Voilà un peu les réflexions que me suggèrent vos travaux. Je vous l'ai dit, je suivrai avec beaucoup d'intérêt, les conclusions de "convergences 85". Je demanderai à être informé régulièrement des suites et des progrès qui sont réalisés en matière d'utilisation des compétences des attachés linguistiques et des lecteurs, et c'est dans cet esprit que je suis intervenu aussi énergiquement que je le pouvais pour que vos moyens d'action soient le plus possibles préservés des conséquences de la nécessaire rigueur budgétaire de 1986.
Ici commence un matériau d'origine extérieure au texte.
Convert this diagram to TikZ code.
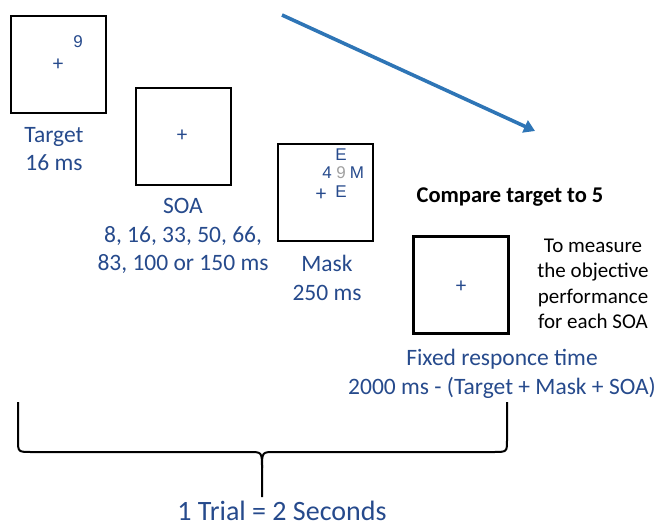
\documentclass[tikz,border=0pt]{standalone}
\usepackage{fontspec}
\setmainfont{Carlito}
\newfontfamily\arialfont{Liberation Sans}
\usetikzlibrary{arrows.meta}
\definecolor{txtblue}{RGB}{38,74,140}
\definecolor{arrblue}{RGB}{46,117,182}
\definecolor{ninegray}{RGB}{160,160,160}
\begin{document}
\begin{tikzpicture}[x=1pt,y=-1pt,
  screen/.style={draw=black,line width=2.4pt,minimum width=95pt,minimum height=97pt,inner sep=0pt},
  lbl/.style={text=txtblue,font=\fontsize{23.5}{28.5}\selectfont,align=center,inner sep=0pt},
  note/.style={text=black,font=\fontsize{21}{25.5}\selectfont,align=center,inner sep=0pt},
  fix/.style={text=txtblue,font=\fontsize{21}{21}\selectfont,inner sep=0pt},
  stim/.style={text=txtblue,font=\arialfont\fontsize{17}{17}\selectfont,inner sep=0pt}]
\useasboundingbox (0,0) rectangle (658,528);
% screens
\node[screen] (s1) at (58.5,64.5) {};
\node[screen] (s2) at (183.5,136.5) {};
\node[screen] (s3) at (325.5,192.5) {};
\node[screen] (s4) at (461,285) {};
% fixation crosses and stimuli
\node[fix] (p1) at (58,65) {+};
\node[stim] (n1) at (78,42) {9};
\node[fix] (p2) at (182,136) {+};
\node[fix] (p3) at (321,195) {+};
\node[stim] (e1) at (341,155) {E};
\node[stim] (d4) at (327,173) {4};
\node[stim,text=ninegray] (d9) at (341,173) {9};
\node[stim] (m1) at (357,173) {M};
\node[stim] (e2) at (341,192) {E};
\node[fix] (p4) at (461,287) {+};
% labels
\node[lbl] (l1) at (54,149) {Target\\16 ms};
\node[lbl] (l2) at (183,236) {SOA\\8, 16, 33, 50, 66,\\83, 100 or 150 ms};
\node[lbl] (l3) at (327,278) {Mask\\250 ms};
\node[lbl] (l4) at (502,374) {Fixed responce time\\2000 ms - (Target + Mask + SOA)};
\node[note,font=\bfseries\fontsize{22.5}{24}\selectfont] (cmp) at (510,197) {Compare target to 5};
\node[note] (meas) at (593,284) {To measure\\the objective\\performance\\for each SOA};
% time arrow
\coordinate (a0) at (282,15);
\coordinate (a1) at (535,131);
\draw[arrblue,line width=3.6pt,-{Triangle[length=11pt,width=13pt]}] (a0) -- (a1);
% brace
\coordinate (bl) at (18,402);
\coordinate (br) at (507,402);
\coordinate (bt) at (262,497);
\draw[black,line width=2pt,line join=round]
  (bl) -- (18,440) .. controls (18,452) .. (32,452) -- (249,452)
  .. controls (262,452) .. (262,468) -- (bt);
\draw[black,line width=2pt,line join=round]
  (br) -- (507,440) .. controls (507,452) .. (493,452) -- (275,452)
  .. controls (262,452) .. (262,468);
\node[lbl,font=\fontsize{28}{28}\selectfont] (trial) at (282,511) {1 Trial = 2 Seconds};
\end{tikzpicture}
\end{document}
Cela n'empêche pas, comme je l'ai dit tout à l'heure, la nécessaire réflexion sur une meilleure distribution dans un but de plus grande efficacité. Cela n'empêche pas non plus les initiatives, bien au contraire. Mon tempérament me porterait plutôt à être enclin à donner l'absolution, terme qui ne fait pas partie de mon registre habituel, à me montrer indulgent pour des initiatives imaginatives et créatrices même si elles ne sont pas toujours dans le droit fil de d'orthodoxie administrative, plutôt que de me contenter de la léthargie mortelle qui conduit inévitablement à la disparition et à la mort.
Je soutiendrai davantage ceux qui entreprendront, et j'en ai rencontré beaucoup, y compris ces jours derniers dans des pays éloignés et difficiles. J'excuserai davantage les initiatives qui tourneraient mal ou qui ne seraient pas suivies de conclusions, que de me contenter de rapports formalistes, pour m'endormir, sur le fait que l'on ne peut pas faire davantage ou que l'on ne peut pas mieux, que l'on ne peut pas trouver de solution aux problèmes qui nous sont posés. C'est ce que j'entends quand je dis qu'il faut poursuivre la réflexion pour une meilleure adaptation, pour une plus grande efficacité.

Vous savez que dans quelques semaines, dans quelques mois, nous tiendrons, je l'espère, la grande conférence de la francophonie. J'y travaille déjà. J'ai des contacts avec tous les pays francophones qui s'y intéressent et qui participeront, nous avons encore quelques problèmes avec le Canada, mais c'est vous dire dans quel contexte je situe vos travaux. C'est dans la grande perspective d'une action extérieure en faveur du français que je ne dissocie pas, loin de là, de l'action extérieure de la France.

Et c'est pour cela que le souhaite de tout cur un grand succès à "convergences 85''. Je vous en remercie.